Texhnolyze est l'exemple type d'une production qui débute à la perfection : dés le générique – digne des meilleurs morceaux de Klute et Spahn Ranch – le spectateur se voit littéralement happé, prisonnier de cette ambiance située au carrefour de Blame! (Tsutomu Nihei ; 1998) et d'Avalon (Mamoru Oshii ; 2001) revus par un Studio 4°C sous acide, et merveilleusement servie par une bande-son omniprésente qui ne va pas sans rappeler Eraserhead (David Lynch ; 1977) – mais à la sauce purement indus malgré quelques morceaux simplement classiques. « Noir c'est noir » est le credo de cet anime qui se veut résolument cyberpunk jusque dans les titres de ses épisodes appelés rogues (qui signifie « solitaire » en anglais...) mais aussi dans ses thèmes secondaires, très mûrs et en prise directe avec le présent : homosexualité, sexe SM, pédophilie incestueuse, violence urbaine presque gratuite et particulièrement sanglante,...
Pour étayer plus l'ambiance, la narration se fait dans la longueur, en prenant son temps et sans rentrer dans les détails inutiles qui donnent souvent au spectateur l'impression qu'on le prend pour un imbécile en expliquant lourdement ce qui est pourtant évident ; mais il y a un revers car l'ensemble se montre au final un peu trop long, surtout dans la seconde moitié où les événements tendent à devenir confus et une cassure de rythme assez nette se produit qui aura peut-être tendance à perdre un spectateur ou deux en cours de route.

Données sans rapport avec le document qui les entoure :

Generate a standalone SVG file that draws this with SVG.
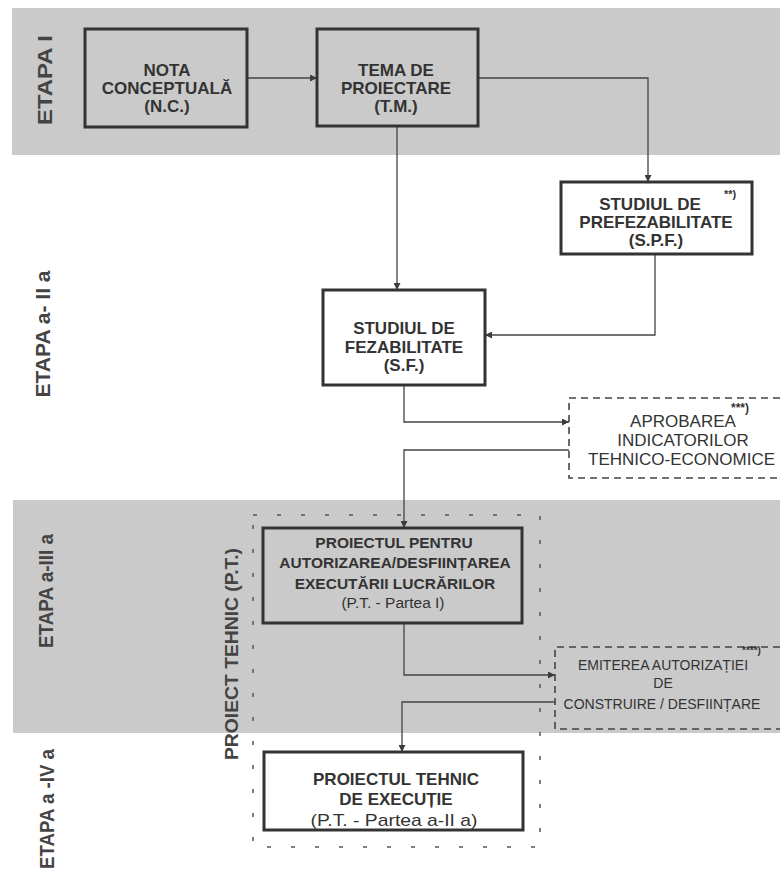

On est toutefois reconnaissant au réalisateur de ne pas avoir tenté une énième variation sur le thème du post-humain en imposant sa propre vision de la chose : comme le fit Otomo dans Akira (1982), le chaînon suivant dans l'évolution de l'Humanité s'avère ici à peine évoqué, et Texhnolyze se contente de narrer son avènement au lieu de décrire l'humain supérieur avec tout ce que ça implique de subjectivité et, comme souvent dans ce registre frisant l'impossible, le ridicule affligeant.
Sur le plan purement technique, on retiendra des qualités d'animation très supérieures à celles de la série moyenne – une autre raison de penser que cette production s'adresse à un public plutôt adulte – avec une utilisation très sensible de l'infographie (jusque dans le générique de début, qui a ses propres réalisateurs) dont les très rares défauts restent d'une discrétion exemplaire. Cadrages, éclairages, designs,... comptent parmi les plus intéressants qu'il m'ait été donné de voir jusqu'ici, tous médias confondus. La réalisation joue habilement sur les paradoxes pour étoffer l'atmosphère, tant au niveau des designs que des situations : ainsi, des voitures, costumes, téléphones,... aux lignes surgies des années 30 ou du fonctionnalisme soviétique du milieu du XXe siècle, se voient côtoyer des cyborgs combattant au sabre ou à mains nues dans un environnement quasiment post-apocalyptique. Il y a quelque chose de Métal Hurlant dans Texhnolyze – ce qui n'est pas fait pour me déplaire – mais modernisé, actualisé pour un public contemporain héritier de cette noirceur ambiante qui a remplacé l'exotisme coloré et délirant post-70s...
Un anime étonnant, pas exempt de défauts malgré ses qualités indiscutables mais qui mérite amplement d'être vu si vous souhaitez vous éloigner du cyberpunk « grand public » ou plus simplement si vous cherchez des sensations fortes d'un genre pour le moins particulier.
Notes :
L'immeuble « administratif » avec les colonnes étranges de l'épisode 19 est inspiré du Building d'Administration SC Johnson de la ville de Racine dans le Wisconsin, une des plus fameuses créations du célèbre architecte Frank Lloyd Wright.
L'artiste responsable du morceau original du générique de début, Juno Reactor, a aussi travaillé sur la trilogie Matrix.